* [DATA SUPPLIED]:
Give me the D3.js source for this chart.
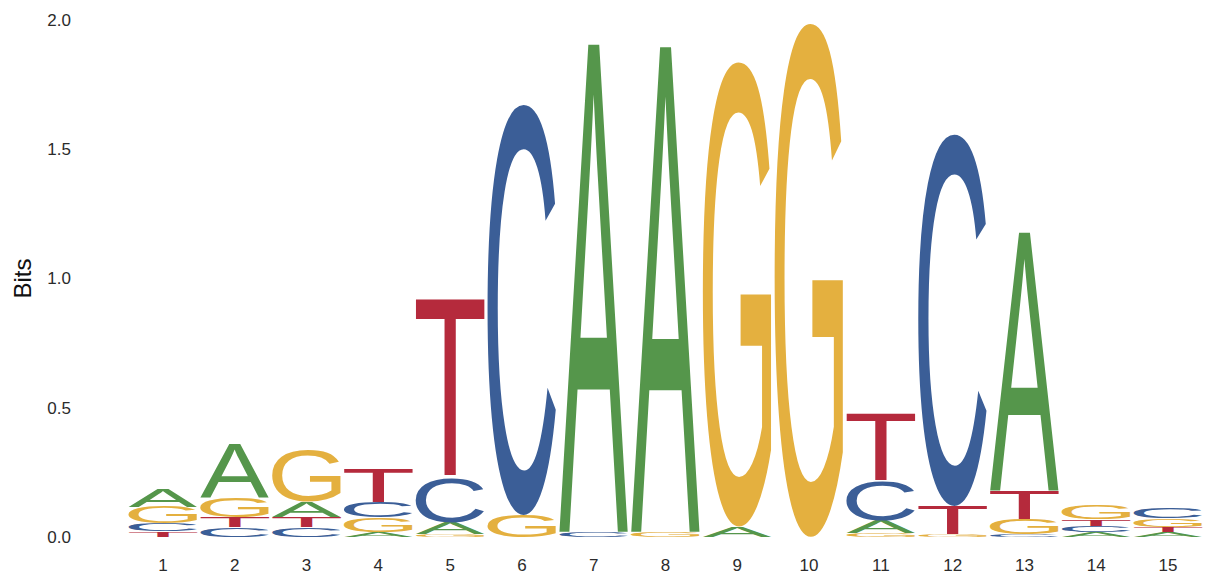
...
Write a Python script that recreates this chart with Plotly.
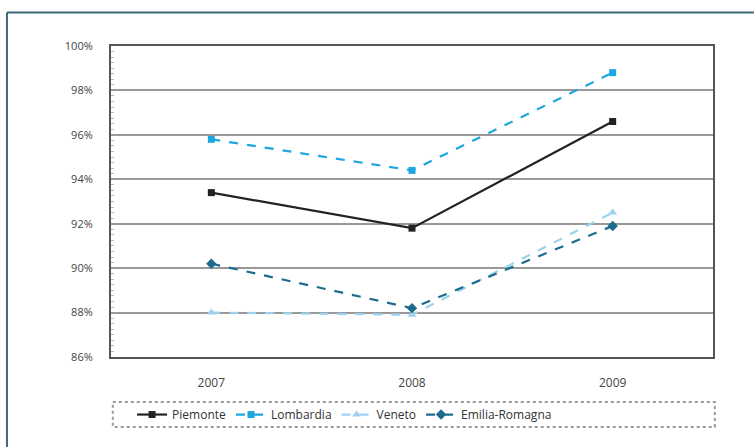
==
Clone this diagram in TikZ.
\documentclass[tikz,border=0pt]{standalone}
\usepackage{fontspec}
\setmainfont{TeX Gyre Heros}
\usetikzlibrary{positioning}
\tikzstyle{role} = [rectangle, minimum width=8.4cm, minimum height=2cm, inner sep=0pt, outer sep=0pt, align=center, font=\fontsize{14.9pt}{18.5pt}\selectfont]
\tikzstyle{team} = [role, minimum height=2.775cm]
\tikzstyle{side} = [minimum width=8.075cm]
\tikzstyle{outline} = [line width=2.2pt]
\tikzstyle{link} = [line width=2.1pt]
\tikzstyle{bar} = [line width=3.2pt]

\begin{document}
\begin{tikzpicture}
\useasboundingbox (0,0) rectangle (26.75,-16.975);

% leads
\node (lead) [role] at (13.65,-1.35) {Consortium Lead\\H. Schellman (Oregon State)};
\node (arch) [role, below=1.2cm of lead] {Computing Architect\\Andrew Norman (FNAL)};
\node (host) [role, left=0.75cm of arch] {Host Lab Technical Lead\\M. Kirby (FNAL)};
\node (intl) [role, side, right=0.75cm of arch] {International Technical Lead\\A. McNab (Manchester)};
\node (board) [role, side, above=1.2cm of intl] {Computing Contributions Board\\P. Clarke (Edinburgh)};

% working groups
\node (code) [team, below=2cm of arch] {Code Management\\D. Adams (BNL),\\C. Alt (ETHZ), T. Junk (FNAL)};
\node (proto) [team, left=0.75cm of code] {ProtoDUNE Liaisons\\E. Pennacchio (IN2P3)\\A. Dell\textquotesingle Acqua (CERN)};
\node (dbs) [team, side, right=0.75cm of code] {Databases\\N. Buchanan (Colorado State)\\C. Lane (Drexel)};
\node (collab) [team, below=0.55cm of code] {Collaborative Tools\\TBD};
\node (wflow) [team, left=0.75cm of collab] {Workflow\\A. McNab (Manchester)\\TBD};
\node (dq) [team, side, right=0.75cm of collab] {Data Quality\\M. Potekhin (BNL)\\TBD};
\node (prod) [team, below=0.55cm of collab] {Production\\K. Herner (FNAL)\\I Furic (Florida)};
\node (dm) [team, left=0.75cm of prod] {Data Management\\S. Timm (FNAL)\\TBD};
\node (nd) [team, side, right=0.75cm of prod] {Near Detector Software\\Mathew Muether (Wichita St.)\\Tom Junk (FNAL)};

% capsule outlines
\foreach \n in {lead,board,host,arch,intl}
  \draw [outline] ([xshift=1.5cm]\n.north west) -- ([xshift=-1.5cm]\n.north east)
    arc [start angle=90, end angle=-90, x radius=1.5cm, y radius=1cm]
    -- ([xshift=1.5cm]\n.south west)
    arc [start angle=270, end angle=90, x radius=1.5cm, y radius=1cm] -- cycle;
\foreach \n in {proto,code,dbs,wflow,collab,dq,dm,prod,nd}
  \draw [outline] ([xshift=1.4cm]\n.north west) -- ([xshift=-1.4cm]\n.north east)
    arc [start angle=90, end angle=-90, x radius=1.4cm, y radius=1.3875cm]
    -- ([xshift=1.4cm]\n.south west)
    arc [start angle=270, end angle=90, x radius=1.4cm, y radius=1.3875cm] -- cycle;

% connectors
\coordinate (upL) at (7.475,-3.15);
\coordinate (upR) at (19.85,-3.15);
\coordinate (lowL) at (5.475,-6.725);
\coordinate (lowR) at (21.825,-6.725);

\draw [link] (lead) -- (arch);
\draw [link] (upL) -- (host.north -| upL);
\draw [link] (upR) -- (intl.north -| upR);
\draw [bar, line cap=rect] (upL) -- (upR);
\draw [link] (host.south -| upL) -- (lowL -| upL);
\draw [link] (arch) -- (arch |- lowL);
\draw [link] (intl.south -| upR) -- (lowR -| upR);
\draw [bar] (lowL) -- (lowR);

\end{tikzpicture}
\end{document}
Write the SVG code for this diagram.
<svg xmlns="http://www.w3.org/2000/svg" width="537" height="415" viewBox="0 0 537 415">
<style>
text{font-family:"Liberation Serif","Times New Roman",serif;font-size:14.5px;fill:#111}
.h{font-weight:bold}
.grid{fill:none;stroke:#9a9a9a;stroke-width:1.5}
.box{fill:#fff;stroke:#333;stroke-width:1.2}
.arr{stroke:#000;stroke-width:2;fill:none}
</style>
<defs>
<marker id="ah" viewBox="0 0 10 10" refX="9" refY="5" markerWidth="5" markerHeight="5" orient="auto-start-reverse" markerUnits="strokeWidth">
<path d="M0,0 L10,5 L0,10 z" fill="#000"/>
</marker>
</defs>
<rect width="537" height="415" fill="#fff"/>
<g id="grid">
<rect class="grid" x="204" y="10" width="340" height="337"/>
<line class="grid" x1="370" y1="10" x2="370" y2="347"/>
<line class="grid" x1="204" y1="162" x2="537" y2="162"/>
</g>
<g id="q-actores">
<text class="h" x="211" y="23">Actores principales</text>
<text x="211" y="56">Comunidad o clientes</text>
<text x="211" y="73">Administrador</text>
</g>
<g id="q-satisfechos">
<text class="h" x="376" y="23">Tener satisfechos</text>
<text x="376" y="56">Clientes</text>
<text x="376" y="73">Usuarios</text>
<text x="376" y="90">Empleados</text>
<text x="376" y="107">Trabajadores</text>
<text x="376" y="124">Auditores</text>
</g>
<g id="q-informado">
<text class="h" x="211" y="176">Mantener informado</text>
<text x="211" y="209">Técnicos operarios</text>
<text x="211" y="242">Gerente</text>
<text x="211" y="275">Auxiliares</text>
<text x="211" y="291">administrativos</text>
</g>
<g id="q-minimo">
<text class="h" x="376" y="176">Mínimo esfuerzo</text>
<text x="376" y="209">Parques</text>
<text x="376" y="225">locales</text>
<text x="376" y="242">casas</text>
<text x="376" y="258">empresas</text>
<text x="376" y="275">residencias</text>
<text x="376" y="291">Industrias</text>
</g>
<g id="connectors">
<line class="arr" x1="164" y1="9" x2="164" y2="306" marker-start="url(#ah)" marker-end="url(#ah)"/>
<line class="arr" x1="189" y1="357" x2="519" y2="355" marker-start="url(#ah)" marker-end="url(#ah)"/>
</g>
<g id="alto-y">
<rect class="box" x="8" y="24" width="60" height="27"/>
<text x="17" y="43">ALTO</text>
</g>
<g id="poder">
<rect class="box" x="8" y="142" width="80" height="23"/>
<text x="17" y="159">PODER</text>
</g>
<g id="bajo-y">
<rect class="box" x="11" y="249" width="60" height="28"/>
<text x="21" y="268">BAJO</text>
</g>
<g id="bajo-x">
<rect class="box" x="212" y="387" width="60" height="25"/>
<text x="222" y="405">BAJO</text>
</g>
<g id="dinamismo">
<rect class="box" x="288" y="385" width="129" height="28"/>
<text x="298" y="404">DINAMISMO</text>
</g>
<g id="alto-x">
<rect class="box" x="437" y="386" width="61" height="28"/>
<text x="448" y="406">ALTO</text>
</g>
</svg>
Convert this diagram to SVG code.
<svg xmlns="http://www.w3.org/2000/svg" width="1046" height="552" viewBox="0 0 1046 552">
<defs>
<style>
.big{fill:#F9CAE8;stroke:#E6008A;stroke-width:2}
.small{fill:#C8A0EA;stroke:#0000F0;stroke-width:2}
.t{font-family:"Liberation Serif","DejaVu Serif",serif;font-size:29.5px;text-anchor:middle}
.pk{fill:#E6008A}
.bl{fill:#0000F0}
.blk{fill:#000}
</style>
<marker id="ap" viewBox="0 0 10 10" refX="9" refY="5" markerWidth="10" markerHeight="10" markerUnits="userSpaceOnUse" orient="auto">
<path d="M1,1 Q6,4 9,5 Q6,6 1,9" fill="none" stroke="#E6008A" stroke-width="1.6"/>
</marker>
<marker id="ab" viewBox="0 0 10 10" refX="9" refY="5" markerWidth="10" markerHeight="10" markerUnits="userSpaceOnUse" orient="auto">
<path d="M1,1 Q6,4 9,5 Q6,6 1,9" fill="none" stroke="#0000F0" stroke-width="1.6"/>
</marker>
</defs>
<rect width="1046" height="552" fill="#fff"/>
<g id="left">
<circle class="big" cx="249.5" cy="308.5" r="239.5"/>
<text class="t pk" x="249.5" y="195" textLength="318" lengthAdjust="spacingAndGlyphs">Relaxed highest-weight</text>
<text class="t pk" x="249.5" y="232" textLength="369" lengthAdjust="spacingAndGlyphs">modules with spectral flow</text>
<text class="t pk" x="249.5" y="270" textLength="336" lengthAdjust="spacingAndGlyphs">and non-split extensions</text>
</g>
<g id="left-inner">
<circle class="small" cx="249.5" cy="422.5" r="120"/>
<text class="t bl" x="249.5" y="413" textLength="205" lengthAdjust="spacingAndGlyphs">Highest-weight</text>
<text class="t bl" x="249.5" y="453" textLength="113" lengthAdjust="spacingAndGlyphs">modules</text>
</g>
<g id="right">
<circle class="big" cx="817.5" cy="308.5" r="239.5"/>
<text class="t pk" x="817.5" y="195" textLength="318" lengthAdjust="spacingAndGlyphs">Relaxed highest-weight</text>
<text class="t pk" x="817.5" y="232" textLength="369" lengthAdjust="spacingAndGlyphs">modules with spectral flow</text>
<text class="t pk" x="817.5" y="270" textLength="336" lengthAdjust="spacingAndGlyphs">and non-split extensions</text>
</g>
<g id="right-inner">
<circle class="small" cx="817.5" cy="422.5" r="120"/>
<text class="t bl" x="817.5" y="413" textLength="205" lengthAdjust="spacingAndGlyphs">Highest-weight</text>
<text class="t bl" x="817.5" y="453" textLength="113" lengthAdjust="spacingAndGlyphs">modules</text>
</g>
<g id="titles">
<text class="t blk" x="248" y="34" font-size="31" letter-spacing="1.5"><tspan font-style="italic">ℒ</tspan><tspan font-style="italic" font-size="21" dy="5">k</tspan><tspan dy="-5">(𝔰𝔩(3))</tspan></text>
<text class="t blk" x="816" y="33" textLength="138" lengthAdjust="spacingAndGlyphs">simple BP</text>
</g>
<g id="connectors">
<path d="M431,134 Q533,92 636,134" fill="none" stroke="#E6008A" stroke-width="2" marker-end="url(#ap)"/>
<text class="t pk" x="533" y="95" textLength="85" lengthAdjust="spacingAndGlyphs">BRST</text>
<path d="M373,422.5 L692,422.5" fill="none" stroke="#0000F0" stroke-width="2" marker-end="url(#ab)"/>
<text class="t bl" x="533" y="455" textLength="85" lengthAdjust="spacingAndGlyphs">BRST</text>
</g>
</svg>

* [WHAT THE EXERCISE ASKS]: Copy out each line of the records that holds the string "chart".

* [FULL ANSWER]:
Give me the D3.js source for this chart.
Write a Python script that recreates this chart with Plotly.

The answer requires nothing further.